Decision-making is an important process for every organization. Decisions have a business cost associated with them. If the decisions are more efficient and effective, it will save a lot of money for the organization, improve morale, and thus lead to better business outcomes. This Transformation Tuesday, let us look at different categories of decision making:
High Risk and Rare –
These are the high-risk and rare decisions that are made at the leadership level. Such type of decisions can be made more effective and productive by means that encourage constructive and truthful debate.
High Risk and Collective –
These are frequent, high risk, and joint or collective decisions made at the business unit and senior managerial level. To make such decisions effective organizations should work on building robust processes with well-defined objectives, targets, and metrics.
Low Risk and Frequent –
These are low-risk and frequent decisions that are made at the individual or team level. These can be improved by continual dedication by teams and individuals.
Random –
These are frequent and low-risk decisions taken in the organization. Such decisions lead to frustration and waste of time in meetings. However, the efficiency and quality of such random decisions made at the individual or team level can be improved.

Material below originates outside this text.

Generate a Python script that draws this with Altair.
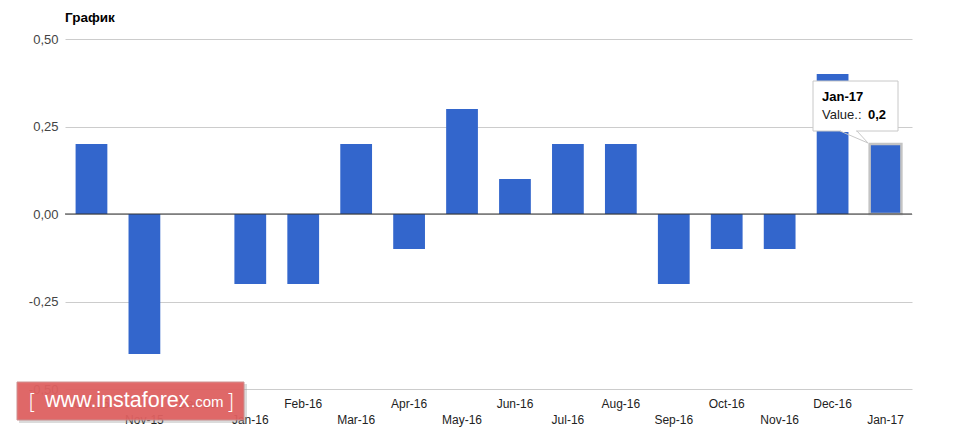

Let us look at the 4 factors to be taken into consideration during the decision-making process:
Call All –
The appointed decision-maker calls all related stakeholders for discussion, deliberation, plan, and suggestions. All the assumptions should be cleared.
Make the Decision –
When all the factors have been evaluated, multiple viewpoints have been investigated, trade-offs have been cleared, then the decision-makers should think and make the decision.
Commit –
Once the decision is made, all the stakeholders (who agree as well as disagree), should commit to the decision and its implementation. Both those who agree and disagree should commit.
Share the decision –
Once the decision is made, it is the responsibility of the leadership team to share the decision and its interpretation across the teams. The leadership should also ensure that the message is clear and reaches the appropriate levels in the organization.
As J R Rim quotes – “It is not about making the right choice. It is about making a choice and making it right.”